El ejemplo que hemos mostrado, más anecdótico que otra cosa, pone de relieve lo poco que sienten algunos alfareros todo aquello que se desvía de lo puramente tradicional, que si se dedican a los cambios es por adaptarse a tiempos nuevos, pero que no saben cómo salir adelante, pues no existe creencia en aquello que están haciendo.
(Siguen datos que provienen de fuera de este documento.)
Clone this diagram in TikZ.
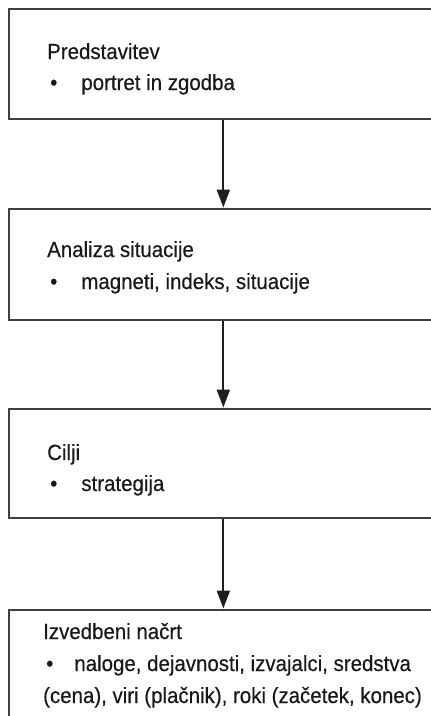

El alfarero tradicional, excepto en casos contados, vive lo que podemos denominar una contradicción cultural, y le invade, sin más, la tristeza antropológica, el saber que su hacer no es de este mundo, que pertenece a mundos extinguidos donde ellos son los últimos representantes que quedan, que su hacer ya no vale, y que si sobreviven es gracias a una avidez de otros por comprarlo todo, incluso lo inútil, por lo que la decoración se resuelve como el único espacio donde aún pueden entrar, a pesar de que no realizan sus piezas con dicho fin.
El alfarero tradicional sin las pastas existentes hoy en el mercado, sin tornos eléctricos ni conocimiento de modelado, sin barnices, ni esmaltes variados, multicolores, metálicos, sin hornos eléctricos o a gas, que minimizen los riesgos de la cochura, con unos planteamientos formales estáticos, sin posibilidades económicas para investigar, promoverse, salir fuera, contactar con otros, etcétera, y, sobre todo, haciendo obras, que ya no son piezas concretas, con las que no se siente a gusto, que no sabe cómo comercializar, ni puede exponer en galerías, sin poder competir con los artistas, que no cobran 100 duros por pieza, sino miles... y, aún, haciendo lo tradicional, lo súyo, no pueden vivir; sólo con pequeñas piezas con dominio de lo decorativo tiene salida, los aficionados son pocos y no dan para comer, los museos están llenos de piezas "realmente" tradicionales, por pertenecer al pasado, más que por otras razones cocinar en cazuelas de barro es un contrasentido, ante los materiales como el pirex o el aluminio, tan prácticos y bastos como lo fueron los de barro...
Pero antes de que desaparezca el último alfarero tradicional hemos de comprender que lo que no es tradición es plagio, que todos venimos de algún lugar común y aún estamos a tiempo de construir un futuro para todos por igual.